Hiring somebody to play Mardi Gras with their 9 year old is a bit shocking.
   102. Jeff K. Posted: June 17, 2009 at 02:48 AM (#3221814)
No, you responded after we had moved away from talking about the assault and were talking about it being a good exercise to put ourselves in the parent's position.

Luckily that exactly matches what I said, so we agree on the timeline.
   103. spivey Posted: June 17, 2009 at 02:52 AM (#3221815)
I agree with Jeff. Often life happens and there's not much you can do besides hope that adult isn't a pervert.
   104. Steve Treder Posted: June 17, 2009 at 02:53 AM (#3221818)
Alone with only a 38 year old man? One on one? Nobody else around? In his car? At his apartment? At your house?

Of course not. Duh.

But the point is that, especially as kids get into their teens, no parent has complete knowledge of exactly where and when their kids are at all times. They just don't. They have no choice except to trust other adults in the supervision of their kids.
   105. McCoy Posted: June 17, 2009 at 02:54 AM (#3221819)
Being alone with adults happens. I was always uneasy about it because I grew up during the 80's which was full of the afternoon specials and Different Strokes, Webster, Good Times, and all other sitcoms that preached against the dangers of adults.

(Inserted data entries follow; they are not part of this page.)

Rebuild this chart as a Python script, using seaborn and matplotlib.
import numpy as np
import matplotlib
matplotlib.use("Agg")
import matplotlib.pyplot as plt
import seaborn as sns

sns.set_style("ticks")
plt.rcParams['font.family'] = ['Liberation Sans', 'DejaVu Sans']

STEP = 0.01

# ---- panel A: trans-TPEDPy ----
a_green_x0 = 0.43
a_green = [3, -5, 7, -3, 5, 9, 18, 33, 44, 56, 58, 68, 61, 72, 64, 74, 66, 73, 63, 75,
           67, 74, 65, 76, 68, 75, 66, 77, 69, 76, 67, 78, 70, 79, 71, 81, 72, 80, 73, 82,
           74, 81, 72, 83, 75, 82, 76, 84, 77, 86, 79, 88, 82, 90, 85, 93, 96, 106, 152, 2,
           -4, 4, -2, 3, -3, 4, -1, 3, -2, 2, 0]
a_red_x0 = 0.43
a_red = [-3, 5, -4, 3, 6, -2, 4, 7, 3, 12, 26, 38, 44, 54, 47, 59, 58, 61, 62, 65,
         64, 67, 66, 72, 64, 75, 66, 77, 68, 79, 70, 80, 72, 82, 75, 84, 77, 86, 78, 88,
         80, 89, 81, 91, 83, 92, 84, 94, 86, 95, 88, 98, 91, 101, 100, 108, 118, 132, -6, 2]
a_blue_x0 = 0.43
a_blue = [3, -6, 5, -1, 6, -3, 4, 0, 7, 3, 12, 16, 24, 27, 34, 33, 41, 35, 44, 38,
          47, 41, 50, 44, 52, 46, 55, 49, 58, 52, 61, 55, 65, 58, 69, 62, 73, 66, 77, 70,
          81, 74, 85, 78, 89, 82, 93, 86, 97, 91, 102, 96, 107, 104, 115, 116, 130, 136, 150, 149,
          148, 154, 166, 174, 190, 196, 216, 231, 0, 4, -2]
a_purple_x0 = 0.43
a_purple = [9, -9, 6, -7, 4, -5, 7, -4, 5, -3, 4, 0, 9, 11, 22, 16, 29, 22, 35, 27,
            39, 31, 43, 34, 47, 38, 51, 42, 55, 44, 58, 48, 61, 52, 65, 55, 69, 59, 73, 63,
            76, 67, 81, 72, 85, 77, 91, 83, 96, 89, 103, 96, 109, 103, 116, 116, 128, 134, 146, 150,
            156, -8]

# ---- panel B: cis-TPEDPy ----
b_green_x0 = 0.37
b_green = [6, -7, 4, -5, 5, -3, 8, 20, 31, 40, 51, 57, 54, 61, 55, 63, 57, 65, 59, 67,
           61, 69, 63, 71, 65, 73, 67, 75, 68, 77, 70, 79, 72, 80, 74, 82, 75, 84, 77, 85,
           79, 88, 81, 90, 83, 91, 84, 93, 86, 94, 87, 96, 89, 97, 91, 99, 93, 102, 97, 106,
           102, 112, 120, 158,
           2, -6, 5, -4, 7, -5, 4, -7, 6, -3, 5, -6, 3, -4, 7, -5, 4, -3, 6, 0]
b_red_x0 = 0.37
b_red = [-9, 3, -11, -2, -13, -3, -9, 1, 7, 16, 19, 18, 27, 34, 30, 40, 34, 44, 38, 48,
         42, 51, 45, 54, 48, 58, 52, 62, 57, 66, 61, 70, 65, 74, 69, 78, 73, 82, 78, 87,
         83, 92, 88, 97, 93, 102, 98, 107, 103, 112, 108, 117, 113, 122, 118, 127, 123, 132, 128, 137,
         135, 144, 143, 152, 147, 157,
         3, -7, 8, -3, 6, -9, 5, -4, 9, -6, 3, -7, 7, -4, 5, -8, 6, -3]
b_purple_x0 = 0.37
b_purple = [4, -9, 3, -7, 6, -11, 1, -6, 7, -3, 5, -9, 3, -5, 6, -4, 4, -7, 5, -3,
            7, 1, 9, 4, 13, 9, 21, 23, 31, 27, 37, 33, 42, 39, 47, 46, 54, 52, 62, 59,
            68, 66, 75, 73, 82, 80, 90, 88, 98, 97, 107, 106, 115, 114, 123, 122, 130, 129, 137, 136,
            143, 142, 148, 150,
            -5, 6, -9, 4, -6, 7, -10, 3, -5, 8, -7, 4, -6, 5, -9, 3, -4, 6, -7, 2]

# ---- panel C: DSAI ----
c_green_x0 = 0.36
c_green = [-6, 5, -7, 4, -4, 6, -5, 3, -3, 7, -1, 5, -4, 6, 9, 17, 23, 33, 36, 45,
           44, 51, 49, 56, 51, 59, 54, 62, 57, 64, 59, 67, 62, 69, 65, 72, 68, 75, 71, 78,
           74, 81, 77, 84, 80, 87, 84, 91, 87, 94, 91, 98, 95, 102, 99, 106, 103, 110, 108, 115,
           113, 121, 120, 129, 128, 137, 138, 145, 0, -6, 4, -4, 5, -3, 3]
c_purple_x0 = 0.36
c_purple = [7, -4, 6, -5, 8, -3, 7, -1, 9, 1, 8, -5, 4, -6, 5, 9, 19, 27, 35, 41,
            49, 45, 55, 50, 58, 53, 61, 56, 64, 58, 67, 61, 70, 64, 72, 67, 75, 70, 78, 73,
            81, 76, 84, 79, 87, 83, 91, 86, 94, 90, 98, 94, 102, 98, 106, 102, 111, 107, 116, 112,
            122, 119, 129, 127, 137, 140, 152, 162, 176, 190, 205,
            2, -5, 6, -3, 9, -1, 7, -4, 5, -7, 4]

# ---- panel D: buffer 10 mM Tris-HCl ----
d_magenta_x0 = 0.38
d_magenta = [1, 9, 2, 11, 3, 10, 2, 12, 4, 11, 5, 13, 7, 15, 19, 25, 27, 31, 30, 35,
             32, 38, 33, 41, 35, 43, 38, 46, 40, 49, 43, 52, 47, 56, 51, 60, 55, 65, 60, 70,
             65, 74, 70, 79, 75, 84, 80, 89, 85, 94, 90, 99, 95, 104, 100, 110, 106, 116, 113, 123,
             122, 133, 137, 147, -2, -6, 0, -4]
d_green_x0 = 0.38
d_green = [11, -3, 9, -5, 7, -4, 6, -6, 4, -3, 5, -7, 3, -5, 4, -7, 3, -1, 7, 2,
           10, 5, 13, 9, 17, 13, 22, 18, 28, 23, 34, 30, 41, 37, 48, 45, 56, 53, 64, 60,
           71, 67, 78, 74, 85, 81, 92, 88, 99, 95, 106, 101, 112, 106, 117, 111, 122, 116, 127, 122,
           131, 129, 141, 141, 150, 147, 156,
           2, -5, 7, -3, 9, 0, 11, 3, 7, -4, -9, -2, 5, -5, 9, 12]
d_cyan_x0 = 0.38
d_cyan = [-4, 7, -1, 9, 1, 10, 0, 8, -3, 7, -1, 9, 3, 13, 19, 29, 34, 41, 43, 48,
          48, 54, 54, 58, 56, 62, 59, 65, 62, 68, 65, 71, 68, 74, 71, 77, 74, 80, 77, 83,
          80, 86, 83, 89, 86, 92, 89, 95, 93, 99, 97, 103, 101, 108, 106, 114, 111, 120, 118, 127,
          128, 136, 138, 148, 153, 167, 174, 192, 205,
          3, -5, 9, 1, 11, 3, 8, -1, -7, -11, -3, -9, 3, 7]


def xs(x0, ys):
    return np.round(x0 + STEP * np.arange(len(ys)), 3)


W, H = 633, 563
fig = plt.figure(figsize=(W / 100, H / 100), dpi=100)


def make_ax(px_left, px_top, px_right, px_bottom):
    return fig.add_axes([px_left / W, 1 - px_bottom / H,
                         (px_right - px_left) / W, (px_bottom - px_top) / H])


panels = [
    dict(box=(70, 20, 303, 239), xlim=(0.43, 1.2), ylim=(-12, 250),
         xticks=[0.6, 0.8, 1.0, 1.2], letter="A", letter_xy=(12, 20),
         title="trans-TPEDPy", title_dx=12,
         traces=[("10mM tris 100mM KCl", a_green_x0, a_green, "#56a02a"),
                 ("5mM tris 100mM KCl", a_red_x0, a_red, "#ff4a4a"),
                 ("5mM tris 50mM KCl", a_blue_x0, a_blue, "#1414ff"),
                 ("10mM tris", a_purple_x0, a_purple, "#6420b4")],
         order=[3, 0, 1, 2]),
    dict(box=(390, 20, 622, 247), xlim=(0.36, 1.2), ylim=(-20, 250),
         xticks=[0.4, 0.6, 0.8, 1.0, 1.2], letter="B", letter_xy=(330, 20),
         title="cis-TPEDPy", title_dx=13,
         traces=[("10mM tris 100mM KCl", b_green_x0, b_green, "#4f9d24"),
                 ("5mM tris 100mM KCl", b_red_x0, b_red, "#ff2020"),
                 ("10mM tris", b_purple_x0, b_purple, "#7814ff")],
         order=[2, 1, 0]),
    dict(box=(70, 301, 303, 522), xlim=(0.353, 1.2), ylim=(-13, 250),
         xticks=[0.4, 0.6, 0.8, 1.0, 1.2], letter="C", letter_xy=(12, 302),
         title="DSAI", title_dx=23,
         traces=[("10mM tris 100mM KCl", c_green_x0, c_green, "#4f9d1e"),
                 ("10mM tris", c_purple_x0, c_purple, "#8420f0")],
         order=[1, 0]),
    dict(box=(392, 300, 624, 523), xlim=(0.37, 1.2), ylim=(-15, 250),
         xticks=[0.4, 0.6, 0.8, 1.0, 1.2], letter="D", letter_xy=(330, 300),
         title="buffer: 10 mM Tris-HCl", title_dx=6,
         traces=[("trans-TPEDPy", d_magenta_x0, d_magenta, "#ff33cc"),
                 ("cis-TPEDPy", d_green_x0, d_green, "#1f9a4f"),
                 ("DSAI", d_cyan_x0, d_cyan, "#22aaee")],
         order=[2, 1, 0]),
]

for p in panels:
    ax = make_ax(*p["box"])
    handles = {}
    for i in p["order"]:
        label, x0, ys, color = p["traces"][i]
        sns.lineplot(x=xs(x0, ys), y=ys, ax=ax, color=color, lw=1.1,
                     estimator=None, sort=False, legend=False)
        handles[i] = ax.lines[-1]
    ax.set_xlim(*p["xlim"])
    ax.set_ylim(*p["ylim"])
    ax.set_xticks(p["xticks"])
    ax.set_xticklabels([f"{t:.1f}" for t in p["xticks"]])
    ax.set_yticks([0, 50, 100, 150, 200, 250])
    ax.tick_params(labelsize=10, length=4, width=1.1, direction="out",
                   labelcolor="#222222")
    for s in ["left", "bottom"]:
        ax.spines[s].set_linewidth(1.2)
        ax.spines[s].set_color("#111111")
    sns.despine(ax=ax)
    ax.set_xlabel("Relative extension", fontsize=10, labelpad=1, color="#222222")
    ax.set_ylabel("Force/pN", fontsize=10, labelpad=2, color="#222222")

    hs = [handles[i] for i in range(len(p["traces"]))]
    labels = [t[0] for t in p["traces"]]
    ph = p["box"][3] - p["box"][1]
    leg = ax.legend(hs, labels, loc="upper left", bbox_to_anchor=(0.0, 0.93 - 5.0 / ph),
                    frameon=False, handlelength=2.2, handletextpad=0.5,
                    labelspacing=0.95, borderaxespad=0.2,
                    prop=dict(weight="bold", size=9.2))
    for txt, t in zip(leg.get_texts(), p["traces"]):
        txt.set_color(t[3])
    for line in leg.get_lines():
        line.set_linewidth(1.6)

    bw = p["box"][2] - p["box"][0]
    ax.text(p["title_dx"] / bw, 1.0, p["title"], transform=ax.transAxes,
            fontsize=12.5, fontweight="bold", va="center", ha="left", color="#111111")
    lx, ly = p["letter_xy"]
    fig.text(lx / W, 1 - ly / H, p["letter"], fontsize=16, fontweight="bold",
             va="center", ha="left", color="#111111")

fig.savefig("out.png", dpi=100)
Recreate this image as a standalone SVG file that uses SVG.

I can recall three situations that made me uneasy. The first one was at the end of little league practice and one of my mom's friends (female) came and picked me up. It was almost a stereotypical kidnapping scene straight from a sitcom. She came and said my mom was busy and asked if she could pick me up. I was uneasy about it but I knew her so I went. The second incident was again at little league but this time the game got canceled after my mom dropped me off and went to pick up my sister. I was the last one left and the coaching got tired of waiting for my mom so he said he would take me home. Again I was uneasy but got in the car (he had his kid there) and ended up spotting my mom driving back about half way down the block. The last time was on Florida vacation when we were staying at my Grandma's house. I was walking down the sidewalk when an old man asked if I was my Grandma's grandkid. I said yes and then he told me to follow him into his fenced in backyard. I took off. He turned out to be a pretty cool and harmless guy, just oblivious to the mindset of the 80's culture. Other than that I don't think I was ever alone with an adult that wasn't part of my immediate family.
   106. Ray (CTL) Posted: June 17, 2009 at 02:56 AM (#3221820)
Huh? There were occasions where I was the last one at practice waiting for my mom or dad to pick me up, and all the coaches but the one staying to wait with me were gone. Every practice of course has a last kid to get picked up. Is the contention that if you have a girl you can never be the last one there, or if god forbid your car break down, that coach isn't allowed to give your kid a ride home? The coach?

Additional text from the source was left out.